All the deps. are bundled in, it’s just a cleaner way of keeping things
together in my experience. Bundle in a Jetty or something (pretty sure
Warbler supports that now) and you don’t need anything else.

Yea, if the code changes are small and there are no dependency changes,
I suppose Capistrano is the winner. I’ve typically used a CI server to
generate the WAR file continuously, so I wasn’t including the cost of
building the artifact and putting the deps in it. My WARs are ready to
go when I “push the button”.

So let me clarify my claim of speed:

  • transfer of app code and dependencies (the whole app) to the
    production can be faster.
  • hot deployment of a WAR file can be faster than restarting a bunch of
    processes with Unicorn or passenger - assuming you have more than one :slight_smile:

I should probably take two apps that are identical and run on JRuby and
MRI and benchmark their respective deployments.
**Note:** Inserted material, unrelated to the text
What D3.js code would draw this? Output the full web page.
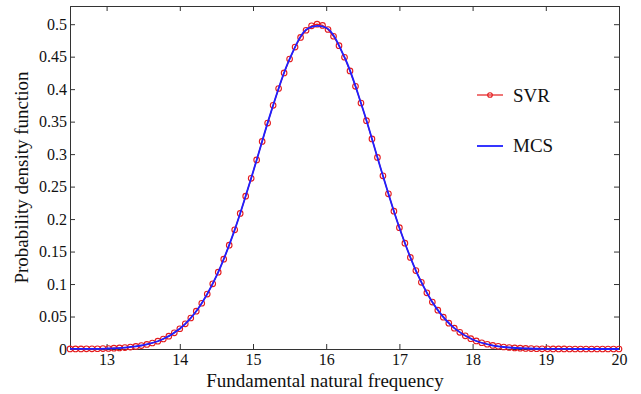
<!DOCTYPE html>
<html>
<head>
<meta charset="utf-8">
<script src="https://cdn.jsdelivr.net/npm/d3@7"></script>
<style>
  body { margin: 0; background: #fff; }
  svg { display: block; }
  svg text { font-family: "Liberation Serif", "Times New Roman", Times, serif; }
</style>
</head>
<body>
<script>
// SVR predictions (x grid 12.5 .. 20, step 0.075)
var svrX = d3.range(101).map(function(i) { return +(12.5 + i * 0.075).toFixed(3); });
var svrY = [
  0.0001, 0.0001, 0.0001, 0.0002, 0.0003, 0.0004, 0.0006, 0.0008, 0.0012, 0.0016,
  0.0022, 0.0030, 0.0040, 0.0053, 0.0070, 0.0092, 0.0120, 0.0154, 0.0197, 0.0249,
  0.0312, 0.0387, 0.0477, 0.0582, 0.0704, 0.0845, 0.1004, 0.1182, 0.1382, 0.1599,
  0.1834, 0.2087, 0.2352, 0.2628, 0.2911, 0.3196, 0.3478, 0.3751, 0.4010, 0.4250,
  0.4464, 0.4648, 0.4797, 0.4907, 0.4975, 0.5000, 0.4981, 0.4918, 0.4814, 0.4670,
  0.4491, 0.4280, 0.4044, 0.3787, 0.3515, 0.3234, 0.2949, 0.2666, 0.2389, 0.2121,
  0.1867, 0.1629, 0.1409, 0.1208, 0.1027, 0.0865, 0.0722, 0.0597, 0.0490, 0.0398,
  0.0321, 0.0257, 0.0203, 0.0159, 0.0124, 0.0096, 0.0073, 0.0055, 0.0042, 0.0031,
  0.0023, 0.0017, 0.0012, 0.0009, 0.0006, 0.0004, 0.0003, 0.0002, 0.0001, 0.0001,
  0.0001, 0.0000, 0.0000, 0.0000, 0.0000, 0.0000, 0.0000, 0.0000, 0.0000, 0.0000,
  0.0000
];

// MCS reference curve
var mcsX = [12.5, 12.75, 13, 13.25, 13.5, 13.75, 14, 14.25, 14.5, 14.75, 15, 15.25, 15.5, 15.75,
            16, 16.25, 16.5, 16.75, 17, 17.25, 17.5, 17.75, 18, 18.25, 18.5, 18.75, 19, 19.25,
            19.5, 19.75, 20];
var mcsY = [0.0001, 0.0002, 0.0007, 0.0022, 0.0059, 0.0142, 0.0312, 0.0621, 0.1121, 0.1834,
            0.2722, 0.3662, 0.4464, 0.4934, 0.4944, 0.4491, 0.3697, 0.2760, 0.1867, 0.1145,
            0.0637, 0.0321, 0.0147, 0.0061, 0.0023, 0.0008, 0.0002, 0.0001, 0.0000, 0.0000,
            0.0000];

var xTicks = [13, 14, 15, 16, 17, 18, 19, 20];
var yTicks = [0, 0.05, 0.1, 0.15, 0.2, 0.25, 0.3, 0.35, 0.4, 0.45, 0.5];

var W = 641, H = 394;
var m = { left: 70, right: 22, top: 6, bottom: 45 };
var FONT = '"Liberation Serif", "Times New Roman", Times, serif';

var svg = d3.select('body').append('svg').attr('width', W).attr('height', H);

var x = d3.scaleLinear().domain([12.5, 20]).range([m.left, W - m.right]);
var y = d3.scaleLinear().domain([0, 0.528]).range([H - m.bottom, m.top]);

var axisColor = '#333';

function styleAxis(g) {
  g.attr('font-family', FONT);
  g.select('.domain').attr('stroke', axisColor);
  g.selectAll('line').attr('stroke', axisColor);
  g.selectAll('text').attr('fill', '#111').attr('font-size', 16);
}

// frame: top and right
svg.append('g').attr('transform', 'translate(0,' + m.top + ')')
  .call(d3.axisTop(x).tickValues(xTicks).tickSize(-5).tickFormat(''))
  .call(styleAxis);
svg.append('g').attr('transform', 'translate(' + (W - m.right) + ',0)')
  .call(d3.axisRight(y).tickValues(yTicks).tickSize(-5).tickFormat(''))
  .call(styleAxis);

// bottom axis
svg.append('g').attr('transform', 'translate(0,' + (H - m.bottom) + ')')
  .call(d3.axisBottom(x).tickValues(xTicks).tickSize(-5).tickPadding(5).tickFormat(d3.format('d')))
  .call(styleAxis);

// left axis
svg.append('g').attr('transform', 'translate(' + m.left + ',0)')
  .call(d3.axisLeft(y).tickValues(yTicks).tickSize(-5).tickPadding(3)
    .tickFormat(function(d) { return d === 0 ? '0' : String(+d.toFixed(2)); }))
  .call(styleAxis);

// labels
svg.append('text')
  .attr('x', 325).attr('y', 387)
  .attr('text-anchor', 'middle')
  .attr('font-family', FONT).attr('font-size', 19).attr('fill', '#111')
  .text('Fundamental natural frequency');

svg.append('text')
  .attr('transform', 'translate(28,' + ((m.top + H - m.bottom) / 2) + ') rotate(-90)')
  .attr('text-anchor', 'middle')
  .attr('font-family', FONT).attr('font-size', 19).attr('fill', '#111')
  .text('Probability density function');

var svr = svrX.map(function(d, i) { return [d, svrY[i]]; });
var mcs = mcsX.map(function(d, i) { return [d, mcsY[i]]; });

var red = '#e41a1c', blue = '#1f1fff';

var line = d3.line().x(function(d) { return x(d[0]); }).y(function(d) { return y(d[1]); });

svg.append('path').datum(svr)
  .attr('d', line)
  .attr('fill', 'none').attr('stroke', red).attr('stroke-width', 1.2);

svg.append('g').selectAll('circle').data(svr).enter().append('circle')
  .attr('cx', function(d) { return x(d[0]); })
  .attr('cy', function(d) { return y(d[1]); })
  .attr('r', 2.8)
  .attr('fill', 'none').attr('stroke', red).attr('stroke-width', 1.1);

svg.append('path').datum(mcs)
  .attr('d', line.curve(d3.curveCatmullRom.alpha(0.5)))
  .attr('fill', 'none').attr('stroke', blue).attr('stroke-width', 1.8);

// legend
var lg = svg.append('g');
lg.append('line').attr('x1', 477).attr('x2', 503).attr('y1', 95).attr('y2', 95)
  .attr('stroke', red).attr('stroke-width', 1.2);
lg.append('circle').attr('cx', 490).attr('cy', 95).attr('r', 2.3)
  .attr('fill', 'none').attr('stroke', red).attr('stroke-width', 1.1);
lg.append('text').attr('x', 513).attr('y', 102)
  .attr('font-family', FONT).attr('font-size', 19).attr('fill', '#111').text('SVR');

lg.append('line').attr('x1', 477).attr('x2', 503).attr('y1', 146).attr('y2', 146)
  .attr('stroke', blue).attr('stroke-width', 1.8);
lg.append('text').attr('x', 513).attr('y', 152)
  .attr('font-family', FONT).attr('font-size', 19).attr('fill', '#111').text('MCS');
</script>
</body>
</html>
Would be interesting.

Thanks for all the helpful information. I guess it has largely confirmed
what I suspected.

I have been experimenting with including a copy of JRuby (not just the
.war) in my app which means that all of the gems for that app are
automatically included and can’t be confused with the gems for any other
app. Then if I put the entire app (including JRuby) in a .zip or .tar.gz
it can be easily copied anywhere with no external dependencies and when
extracted it behaves just like on the development PC. If I include a
short
shell script or batch file it can be started with a double-click. If
it’s a Rails app and I include Mizuno then it will run anywhere the JVM
exists.

The .zip or .tar.gz is no bigger than the .war version of JRuby and
there are no complications about including gems - which is more
difficult with the jruby.war.

And when I do it this way there seems to be no advantage to using RVM
(which
is great for MRI Ruby) or Bundler which does things that I don’t
expect and has very inadequate documentation.

On Sun, Jun 24, 2012 at 10:36:16AM -0500, Joe K. wrote:

  1. Consistency - you can package all of your apps dependencies into to a WAR.
    This eliminates the need to run bundle install at deployment time, which is
    slow and sometimes unreliable.

  2. Speed - WAR file deployments are typically faster than capistrano for a
    number of reasons (including #2 above).

Hm, this is the opposite of my experience. I wonder if I am doing
something
wrong?

With Capistrano, I can do an incremental source-code update, then
hot-restart
Unicorn (or whatever). On my ci server, the common case is that no
dependencies
have changed, so bundle install is minimal.

With Warbler/Glassfish, building the 100MB WAR file (Rails app with fair
number
of deps) takes a good minute or so, and deploying takes even longer.

I have yet to dig into what parts take how long; there are actions that
Glassfish takes before invoking any of my code, and actions
JRuby-Rack+my-code
take to initialize.

What sort of WAR file size are you typically dealing with? Was there
anything
specific you did to get things to go fast? One thought I had is that
Warbler
does not set ‘<webapp metadata-complete=“true” …>’ in web.xml, but I
would
only expect a minor speed up after that.